When I was leading breathwork, I got distracted by the genius of respiration for so long that eventually a student cleared her throat and said, "Wait, wait. Does everyone else have their eyes closed, too?" Another student nominated someone to take over in case I couldn't teach high.

It didn't occur to me until after class was over that maybe all those ganja yoga teachers in California and Colorado aren't actually high themselves. Maybe it's just the students. Call me a method actor, but that seems like an antisocial copout to me.

Once I turned my stoned focus outwards toward the group, I was able to tune in to the students in the room. I knew when they felt shaky, when they were engaged, and when they were about to burst into helpless fits of laughter. When they got anxious, I led strongly. When they went off on tangents, I followed them, relaxing the flow.
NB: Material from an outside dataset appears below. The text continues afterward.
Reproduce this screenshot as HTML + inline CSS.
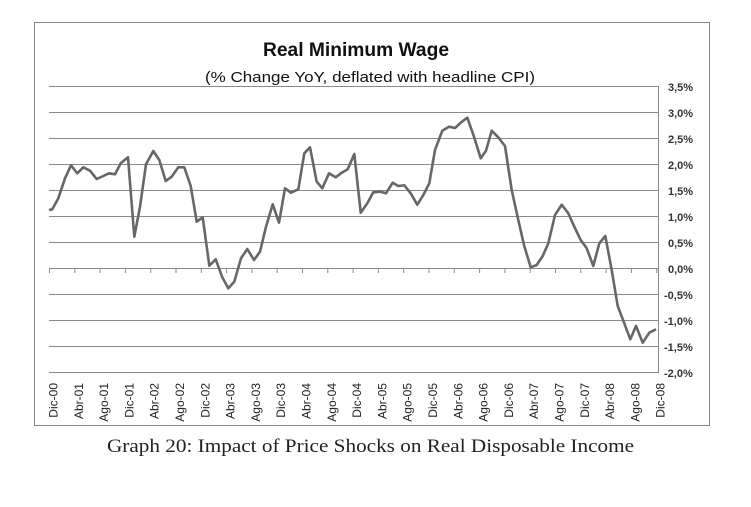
<!DOCTYPE html>
<html><head><meta charset="utf-8"><style>
html,body{margin:0;padding:0;background:#fff;}
svg{display:block;}
</style></head><body>
<svg width="751" height="507" xmlns="http://www.w3.org/2000/svg">
<rect x="34.5" y="22.5" width="675" height="403" fill="#fff" stroke="#888" stroke-width="1"/>
<text x="356" y="56" text-anchor="middle" font-family="Liberation Sans, sans-serif" font-weight="bold" font-size="19" fill="#111" textLength="186" lengthAdjust="spacingAndGlyphs">Real Minimum Wage</text>
<text x="370" y="82" text-anchor="middle" font-family="Liberation Sans, sans-serif" font-size="15" fill="#111" textLength="330" lengthAdjust="spacingAndGlyphs">(% Change YoY, deflated with headline CPI)</text>
<g stroke="#8a8a8a" stroke-width="1">
<line x1="49" x2="658" y1="86.5" y2="86.5"/>
<line x1="49" x2="658" y1="112.5" y2="112.5"/>
<line x1="49" x2="658" y1="138.5" y2="138.5"/>
<line x1="49" x2="658" y1="164.5" y2="164.5"/>
<line x1="49" x2="658" y1="190.5" y2="190.5"/>
<line x1="49" x2="658" y1="216.5" y2="216.5"/>
<line x1="49" x2="658" y1="242.5" y2="242.5"/>
<line x1="49" x2="658" y1="268.5" y2="268.5"/>
<line x1="49" x2="658" y1="294.5" y2="294.5"/>
<line x1="49" x2="658" y1="320.5" y2="320.5"/>
<line x1="49" x2="658" y1="346.5" y2="346.5"/>
<line x1="49" x2="658" y1="372.5" y2="372.5"/>
<line x1="658.5" x2="658.5" y1="86" y2="373"/>
</g>
<g font-family="Liberation Sans, sans-serif" font-size="11" font-weight="bold" fill="#333" text-anchor="start">
<text x="668" y="91">3,5%</text>
<text x="668" y="117">3,0%</text>
<text x="668" y="143">2,5%</text>
<text x="668" y="169">2,0%</text>
<text x="668" y="195">1,5%</text>
<text x="668" y="221">1,0%</text>
<text x="668" y="247">0,5%</text>
<text x="668" y="273">0,0%</text>
<text x="664" y="299">-0,5%</text>
<text x="664" y="325">-1,0%</text>
<text x="664" y="351">-1,5%</text>
<text x="664" y="377">-2,0%</text>
</g>
<polyline fill="none" stroke="#676767" stroke-width="2.6" stroke-linejoin="round" points="
49,210 52.3,209.3 58.3,198.3 65,178.3 71,165.3 77.3,173.3 83.3,167.3 90,170.7 96.7,179 103.3,176 109,173.3 115,174.3 120.7,163.3 128,157.3 134.3,236.7 140,206.7 146,164.3 153.3,151 159.3,160 165.7,181 171.7,176.7 178.3,167.3 184.3,167.3 190.7,186 196.7,221.7 202.7,217.3 209.3,265.7 215.7,259.3 222.3,277.3 228.3,288.3 234.3,281.7 241,258.3 247.3,249 254,260 260,251.7 266,226.7 272.7,204.3 279,222.7 285,188.3 291,192.7 298.3,189.3 304.3,153.3 310,147.3 316.7,181.7 322.3,188.3 329,173.3 335.7,177.3 341.7,172.7 347.7,169.3 354.3,154 360.7,212.7 367.3,203.3 373.3,192.3 380,191.7 386,193.3 392.7,182.7 398.3,186 404.3,185.3 410.7,193.3 417.3,204.7 423.3,195 429.3,183.3 435,150 442.3,130.7 449,126.7 455,128 461,122.5 467.3,117.7 474,136.7 480.7,158.3 486,150.7 491.7,130.7 498.3,137.3 505,146 511.7,190 518.3,220 524,245 530.7,267.3 536.7,265 542.7,256 548.3,243.3 555,215 561.7,204.7 568.3,213.3 574.3,226.7 580.7,240 586.7,248.3 593.3,266 599.3,243.3 605.3,236 611.7,270 617.7,306 624.3,323.3 630.3,339.3 636,326 642.7,342.7 649.3,332.7 656,329.3"/>
<g font-family="Liberation Sans, sans-serif" font-size="12" fill="#222" text-anchor="end">
<text transform="translate(57.5,383) rotate(-90)">Dic-00</text>
<text transform="translate(82.8,383) rotate(-90)">Abr-01</text>
<text transform="translate(108.1,383) rotate(-90)">Ago-01</text>
<text transform="translate(133.4,383) rotate(-90)">Dic-01</text>
<text transform="translate(158.7,383) rotate(-90)">Abr-02</text>
<text transform="translate(184,383) rotate(-90)">Ago-02</text>
<text transform="translate(209.3,383) rotate(-90)">Dic-02</text>
<text transform="translate(234.6,383) rotate(-90)">Abr-03</text>
<text transform="translate(259.9,383) rotate(-90)">Ago-03</text>
<text transform="translate(285.2,383) rotate(-90)">Dic-03</text>
<text transform="translate(310.5,383) rotate(-90)">Abr-04</text>
<text transform="translate(335.8,383) rotate(-90)">Ago-04</text>
<text transform="translate(361.1,383) rotate(-90)">Dic-04</text>
<text transform="translate(386.4,383) rotate(-90)">Abr-05</text>
<text transform="translate(411.7,383) rotate(-90)">Ago-05</text>
<text transform="translate(437,383) rotate(-90)">Dic-05</text>
<text transform="translate(462.3,383) rotate(-90)">Abr-06</text>
<text transform="translate(487.6,383) rotate(-90)">Ago-06</text>
<text transform="translate(512.9,383) rotate(-90)">Dic-06</text>
<text transform="translate(538.2,383) rotate(-90)">Abr-07</text>
<text transform="translate(563.5,383) rotate(-90)">Ago-07</text>
<text transform="translate(588.8,383) rotate(-90)">Dic-07</text>
<text transform="translate(614.1,383) rotate(-90)">Abr-08</text>
<text transform="translate(639.4,383) rotate(-90)">Ago-08</text>
<text transform="translate(664.7,383) rotate(-90)">Dic-08</text>
</g>
<g stroke="#8a8a8a" stroke-width="1">
<line x1="49.5" x2="49.5" y1="268" y2="273"/><line x1="74.8" x2="74.8" y1="268" y2="273"/><line x1="100.1" x2="100.1" y1="268" y2="273"/><line x1="125.4" x2="125.4" y1="268" y2="273"/><line x1="150.7" x2="150.7" y1="268" y2="273"/><line x1="176" x2="176" y1="268" y2="273"/><line x1="201.3" x2="201.3" y1="268" y2="273"/><line x1="226.6" x2="226.6" y1="268" y2="273"/><line x1="251.9" x2="251.9" y1="268" y2="273"/><line x1="277.2" x2="277.2" y1="268" y2="273"/><line x1="302.5" x2="302.5" y1="268" y2="273"/><line x1="327.8" x2="327.8" y1="268" y2="273"/><line x1="353.1" x2="353.1" y1="268" y2="273"/><line x1="378.4" x2="378.4" y1="268" y2="273"/><line x1="403.7" x2="403.7" y1="268" y2="273"/><line x1="429" x2="429" y1="268" y2="273"/><line x1="454.3" x2="454.3" y1="268" y2="273"/><line x1="479.6" x2="479.6" y1="268" y2="273"/><line x1="504.9" x2="504.9" y1="268" y2="273"/><line x1="530.2" x2="530.2" y1="268" y2="273"/><line x1="555.5" x2="555.5" y1="268" y2="273"/><line x1="580.8" x2="580.8" y1="268" y2="273"/><line x1="606.1" x2="606.1" y1="268" y2="273"/><line x1="631.4" x2="631.4" y1="268" y2="273"/><line x1="656.7" x2="656.7" y1="268" y2="273"/>
</g>
<text x="107" y="452" font-family="Liberation Serif, serif" font-size="19" fill="#222" textLength="527" lengthAdjust="spacingAndGlyphs">Graph 20: Impact of Price Shocks on Real Disposable Income</text>
</svg>
</body></html>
The audience participation was the best part. As we arched our backs dramatically moving from down dog to plank, a student remarked, "I can really feel my ovaries." Conversations between mats erupted spontaneously. One student did stay quiet, but later she said it was because she was thinking about sex.

Our final om was pure aural magic. With our consciousness all intertwined and tangled, it felt like the harmony held us together. Time faltered. I knew that this sense of interconnectivity might not last long, but I also know that a single second of connection in this alienated world makes a difference in how we are able to relate to each other.

And it did. Unlike most classes, which disperse as quickly as they are formed, this one lingered. We hung out for hours and forgot about what we needed to get done. Two students traded massages after class and disappeared together.

Basically, ganja yoga might not get you to enlightenment, but it could get you laid. If not, it will at least tease you towards a new kind of interconnectivity with the students around you and a sense of time that isn't limited by what's coming next.